User-Agent header MUST be configurable via USER_AGENT environment variable (default: modern browser UA).

REQ-MDPROXY-028

HTTP client MUST follow redirects (max 5 hops), update x-original-url header with final URL.

REQ-MDPROXY-029

Playwright MUST disable file downloads, geolocation, notifications, and microphone/camera permissions.

REQ-MDPROXY-030

Application MUST NOT log fetched content or converted markdown (only URLs and metadata).

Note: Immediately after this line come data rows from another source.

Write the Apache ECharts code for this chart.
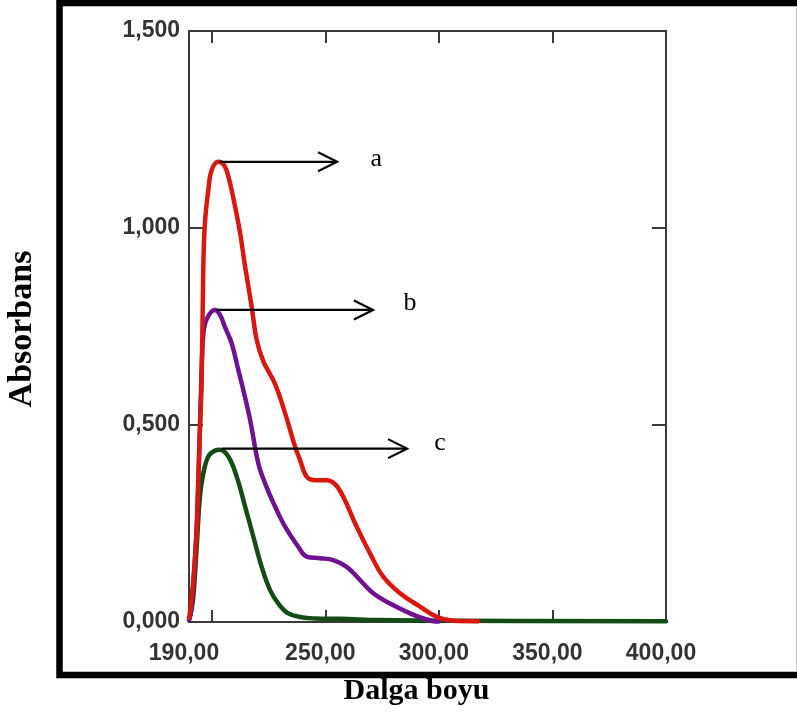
<!DOCTYPE html>
<html>
<head>
<meta charset="utf-8">
<script src="https://cdn.jsdelivr.net/npm/echarts@6/dist/echarts.min.js"></script>
<style>
  html, body { margin: 0; padding: 0; background: #ffffff; }
  #chart { width: 797px; height: 718px; }
</style>
</head>
<body>
<div id="chart"></div>
<script>
// Wavelength (nm) and absorbance for the three spectra a, b, c
const lambdaA = [190, 190.4, 191.9, 193.4, 194.1, 194.8, 195.6, 196.3, 197.0, 198.5, 200.0, 202.9, 205.8, 208.1, 210.3, 212.5, 214.7, 217.6, 219.8, 222.7, 227.9, 232.3, 236.7, 238.9, 241.8, 245.5, 250.6, 254.3, 257.9, 263.8, 269.7, 275.5, 282.9, 291.7, 299.1, 306.4, 317.2];
const valueA  = [0.01, 0.023, 0.107, 0.234, 0.36, 0.487, 0.62, 0.90, 1.012, 1.096, 1.147, 1.168, 1.156, 1.113, 1.054, 0.987, 0.902, 0.80, 0.716, 0.662, 0.604, 0.53, 0.445, 0.411, 0.369, 0.36, 0.36, 0.35, 0.318, 0.242, 0.174, 0.115, 0.073, 0.039, 0.013, 0.003, 0.002];

const lambdaB = [190, 190.9, 192.2, 193.5, 194.4, 195.3, 196.3, 197.9, 201.4, 203.6, 205.8, 208.8, 211.7, 213.9, 216.9, 220.5, 223.5, 227.9, 232.3, 238.1, 241.8, 247.7, 253.5, 259.4, 264.4, 271.1, 278.5, 287.3, 293.2, 297.6, 300];
const valueB  = [0.005, 0.03, 0.12, 0.26, 0.41, 0.59, 0.73, 0.77, 0.792, 0.78, 0.749, 0.707, 0.64, 0.589, 0.513, 0.403, 0.352, 0.293, 0.242, 0.191, 0.166, 0.162, 0.157, 0.14, 0.112, 0.073, 0.047, 0.022, 0.009, 0.002, 0.001];

const lambdaC = [190, 190.9, 191.9, 193.4, 194.8, 196.3, 198.5, 201.4, 203.6, 207.3, 211.0, 214.7, 218.3, 222.0, 225.7, 229.3, 233.7, 239.6, 245.5, 256.5, 274.1, 304.9, 400];
const valueC  = [0.005, 0.025, 0.064, 0.191, 0.318, 0.377, 0.42, 0.435, 0.437, 0.42, 0.369, 0.293, 0.217, 0.14, 0.081, 0.047, 0.022, 0.012, 0.009, 0.008, 0.005, 0.003, 0.002];

// Axis ticks and labels
const xTickValues  = [200, 250, 300, 350];
const xLabelValues = [190, 250, 300, 350, 400];
const yTickValues  = [0, 0.5, 1.0, 1.5];

// Peak call-outs: arrow from peak to the right, with a letter beyond it
const calloutText   = ['a', 'b', 'c'];
const arrowStart    = [203.6, 202.2, 204.4];
const arrowEnd      = [255.2, 271.0, 286.0];
const arrowLevel    = [1.168, 0.792, 0.440];
const calloutLabelX = [272.5, 287.3, 300.5];
const calloutLabelY = [1.175, 0.810, 0.455];

const zip = (xs, ys) => xs.map((x, i) => [x, ys[i]]);

const frameColor = '#3a3a3a';

const chart = echarts.init(document.getElementById('chart'), null, { renderer: 'canvas' });

const calloutData = calloutText.map((t, i) => [arrowStart[i], arrowEnd[i], arrowLevel[i], calloutLabelX[i], calloutLabelY[i]]);

const spectrumLine = (name, data, color, z) => ({
  name, type: 'line', data,
  showSymbol: false, smooth: 0.4, z,
  lineStyle: { color, width: 4.5, join: 'round', cap: 'round' }
});

chart.setOption({
  animation: false,
  backgroundColor: '#ffffff',
  grid: { left: 189, top: 31, right: 131, bottom: 96 },
  xAxis: [
    {
      type: 'value', position: 'bottom', min: 190, max: 400,
      splitLine: { show: false },
      axisLine: { show: true, onZero: false, lineStyle: { color: frameColor, width: 2 } },
      axisTick: { show: true, inside: true, length: 12, customValues: xTickValues, lineStyle: { color: frameColor, width: 2 } },
      axisLabel: {
        customValues: xLabelValues,
        margin: 20,
        padding: [0, 10, 0, 0],
        color: '#333333',
        fontFamily: '"Liberation Sans", Arial, sans-serif',
        fontWeight: 'bold',
        fontSize: 23,
        formatter: v => v.toFixed(2).replace('.', ',')
      }
    },
    {
      type: 'value', position: 'top', min: 190, max: 400,
      splitLine: { show: false },
      axisLine: { show: true, onZero: false, lineStyle: { color: frameColor, width: 2 } },
      axisTick: { show: true, inside: true, length: 12, customValues: xTickValues, lineStyle: { color: frameColor, width: 2 } },
      axisLabel: { show: false }
    }
  ],
  yAxis: [
    {
      type: 'value', position: 'left', min: 0, max: 1.5, interval: 0.5,
      splitLine: { show: false },
      axisLine: { show: true, onZero: false, lineStyle: { color: frameColor, width: 2 } },
      axisTick: { show: true, inside: true, length: 14, customValues: yTickValues, lineStyle: { color: frameColor, width: 2 } },
      axisLabel: {
        margin: 9,
        color: '#333333',
        fontFamily: '"Liberation Sans", Arial, sans-serif',
        fontWeight: 'bold',
        fontSize: 23,
        formatter: v => v.toFixed(3).replace('.', ',')
      }
    },
    {
      type: 'value', position: 'right', min: 0, max: 1.5, interval: 0.5,
      splitLine: { show: false },
      axisLine: { show: true, onZero: false, lineStyle: { color: frameColor, width: 2 } },
      axisTick: { show: true, inside: true, length: 14, customValues: yTickValues, lineStyle: { color: frameColor, width: 2 } },
      axisLabel: { show: false }
    }
  ],
  series: [
    spectrumLine('c', zip(lambdaC, valueC), '#134d15', 2),
    spectrumLine('b', zip(lambdaB, valueB), '#6e1290', 3),
    spectrumLine('a', zip(lambdaA, valueA), '#d8180f', 4),
    {
      name: 'callouts', type: 'custom', z: 10, clip: false, silent: true,
      data: calloutData,
      encode: { x: [0, 1, 3], y: [2, 4] },
      renderItem: (params, api) => {
        const i = params.dataIndex;
        const p0 = api.coord([api.value(0), api.value(2)]);
        const p1 = api.coord([api.value(1), api.value(2)]);
        const pl = api.coord([api.value(3), api.value(4)]);
        return {
          type: 'group',
          children: [
            {
              type: 'line',
              shape: { x1: p0[0], y1: p0[1], x2: p1[0], y2: p1[1] },
              style: { stroke: '#000000', lineWidth: 2.2 }
            },
            {
              type: 'polyline',
              shape: { points: [[p1[0] - 19, p1[1] - 9.5], [p1[0], p1[1]], [p1[0] - 19, p1[1] + 9.5]] },
              style: { stroke: '#000000', lineWidth: 2.2, fill: null }
            },
            {
              type: 'text',
              x: pl[0], y: pl[1],
              style: {
                text: calloutText[i],
                fill: '#000000',
                font: '26px "Liberation Serif", "Times New Roman", serif',
                align: 'center', verticalAlign: 'middle',
                textAlign: 'center', textVerticalAlign: 'middle'
              }
            }
          ]
        };
      }
    }
  ],
  graphic: [
    {
      type: 'rect', z: 0, silent: true,
      shape: { x: 59.5, y: 3, width: 760, height: 672 },
      style: { fill: null, stroke: '#000000', lineWidth: 6.5 }
    },
    {
      type: 'line', z: 0, silent: true,
      shape: { x1: 796.5, y1: 6, x2: 796.5, y2: 672 },
      style: { stroke: '#c8c8c8', lineWidth: 1 }
    },
    {
      type: 'text', x: 22, y: 329, rotation: Math.PI / 2, silent: true,
      style: {
        text: 'Absorbans', fill: '#000000',
        font: 'bold 34px "Liberation Serif", "Times New Roman", serif',
        align: 'center', verticalAlign: 'middle',
        textAlign: 'center', textVerticalAlign: 'middle'
      }
    },
    {
      type: 'text', x: 416.5, y: 691, silent: true,
      style: {
        text: 'Dalga boyu', fill: '#000000',
        font: 'bold 30px "Liberation Serif", "Times New Roman", serif',
        align: 'center', verticalAlign: 'middle',
        textAlign: 'center', textVerticalAlign: 'middle'
      }
    }
  ]
});
</script>
</body>
</html>
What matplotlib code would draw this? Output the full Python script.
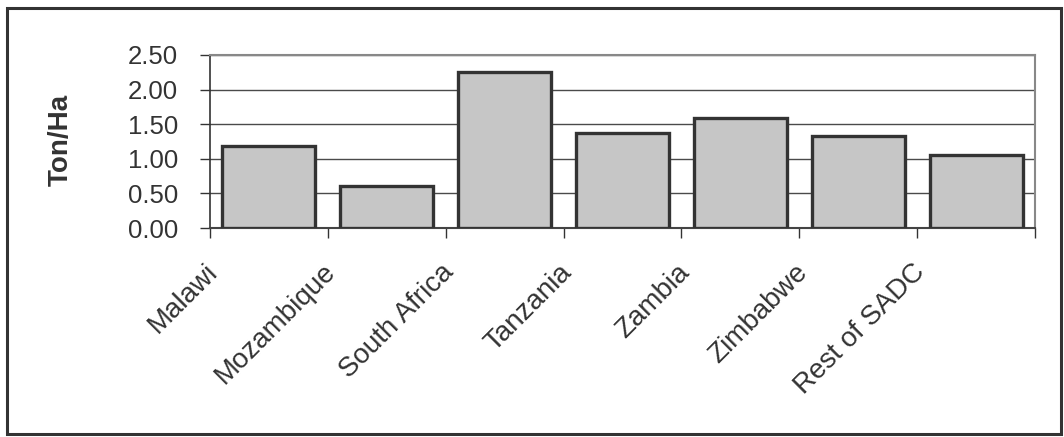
import matplotlib
matplotlib.use("Agg")
import matplotlib.pyplot as plt
import matplotlib.transforms as mtransforms
from matplotlib.patches import Rectangle
import numpy as np

plt.rcParams["font.family"] = ["Liberation Sans", "DejaVu Sans"]

countries = ["Malawi", "Mozambique", "South Africa", "Tanzania",
             "Zambia", "Zimbabwe", "Rest of SADC"]
yields = [1.18, 0.61, 2.26, 1.37, 1.59, 1.33, 1.06]
y_ticks = [0.0, 0.5, 1.0, 1.5, 2.0, 2.5]

W, H = 1064, 437
fig = plt.figure(figsize=(W / 100, H / 100), dpi=100)
ax = fig.add_axes([210 / W, 1 - 228 / H, 825 / W, 173 / H])

x = np.arange(len(countries))
ax.bar(x, yields, width=0.79, color="#c6c6c6", edgecolor="#333333",
       linewidth=2.4, zorder=3)

ax.set_xlim(-0.5, len(countries) - 0.5)
ax.set_ylim(0, 2.5)
ax.set_yticks(y_ticks)
ax.set_yticklabels([f"{v:.2f}" for v in y_ticks], fontsize=18.5, color="#333333")
ax.yaxis.grid(True, color="#4a4a4a", linewidth=1.0, zorder=0)
ax.tick_params(axis="y", direction="out", length=7, width=1.0,
               color="#333333", pad=16)

# category boundary ticks below the axis, labels at the centres
ax.set_xticks(np.arange(len(countries) + 1) - 0.5, minor=True)
ax.tick_params(axis="x", which="minor", direction="out", length=7,
               width=1.0, color="#333333")
ax.set_xticks(x)
ax.set_xticklabels(countries, fontsize=20, color="#333333")
ax.tick_params(axis="x", which="major", length=0, pad=0)
offset = mtransforms.ScaledTranslation(-0.64, -0.31, fig.dpi_scale_trans)
for lab in ax.get_xticklabels():
    lab.set_rotation(45)
    lab.set_rotation_mode("anchor")
    lab.set_ha("right")
    lab.set_va("top")
    lab.set_transform(lab.get_transform() + offset)

for side in ["top", "right"]:
    ax.spines[side].set_color("#888888")
    ax.spines[side].set_linewidth(1.5)
ax.spines["left"].set_color("#333333")
ax.spines["left"].set_linewidth(1.2)
ax.spines["bottom"].set_color("#444444")
ax.spines["bottom"].set_linewidth(1.5)

ax.set_ylabel("Ton/Ha", fontsize=20, fontweight="bold", color="#333333")
ax.yaxis.set_label_coords((74 - 210) / 825, (228 - 140) / 173)

fig.patches.append(Rectangle((7 / W, 1 - 434 / H), (1061 - 7) / W, (434 - 8) / H,
                             transform=fig.transFigure, fill=False,
                             edgecolor="#333333", linewidth=2.2))

fig.savefig("out.png", dpi=100, facecolor="white")
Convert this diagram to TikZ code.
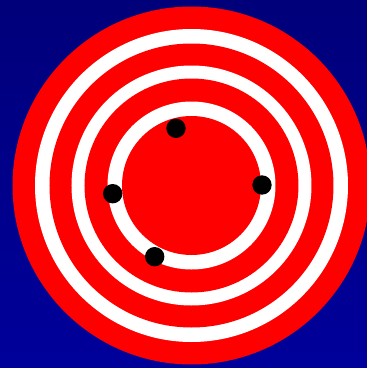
\documentclass[tikz,border=0pt]{standalone}
\definecolor{bgtop}{RGB}{0,0,122}
\definecolor{bgbot}{RGB}{0,0,155}
\definecolor{ringred}{RGB}{255,0,0}
\tikzset{
  ring/.style={fill=#1, draw=none},
  hole/.style={fill=black, draw=none}
}
\begin{document}
\begin{tikzpicture}[x=1pt,y=1pt]
\useasboundingbox (0,0) rectangle (367,368);
\clip (0,0) rectangle (367,368);
\shade[top color=bgtop, bottom color=bgbot] (0,0) rectangle (367,368);
\coordinate (c) at (191.5,182.5);
\fill[ring=ringred] (c) circle[radius=179];
\fill[ring=white] (c) circle[radius=156.5];
\fill[ring=ringred] (c) circle[radius=142];
\fill[ring=white] (c) circle[radius=120];
\fill[ring=ringred] (c) circle[radius=107];
\fill[ring=white] (c) circle[radius=84];
\fill[ring=ringred] (c) circle[radius=69.5];
\fill[hole] (176,239.7) circle[radius=9.7];
\fill[hole] (112.7,174.3) circle[radius=9.7];
\fill[hole] (262,183) circle[radius=9.7];
\fill[hole] (154.7,111.3) circle[radius=9.7];
\end{tikzpicture}
\end{document}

Content Signal Requirements

REQ-MDPROXY-031

content-signal: high MUST be set for native markdown and trafilatura conversions with ≥100 tokens.

REQ-MDPROXY-032

content-signal: medium MUST be set for Playwright conversions meeting minimum token threshold.

REQ-MDPROXY-033

content-signal: low MUST be set for raw HTML fallback or any conversion below minimum token threshold.

REQ-MDPROXY-034

If trafilatura produces ≥100 tokens, x-markdown-source MUST be trafilatura (not native).

REQ-MDPROXY-035

If Playwright invoked but produces MIN_CONTENT_TOKENS, fallback to raw HTML (do not return empty markdown).

Deployment Requirements

REQ-MDPROXY-036

Dockerfile MUST use Python 3.12 slim base image with multi-stage build for minimal size.

REQ-MDPROXY-037

Dockerfile MUST install Playwright browsers via playwright install chromium in build stage.

REQ-MDPROXY-038

Container MUST run as non-root user with read-only filesystem except /tmp and ~/.cache/ms-playwright.

REQ-MDPROXY-039

Docker Compose MUST include proxy service (port 8090) and redis service (port 6379).

REQ-MDPROXY-040

Health check MUST use GET /health endpoint with 30-second interval for Docker HEALTHCHECK directive.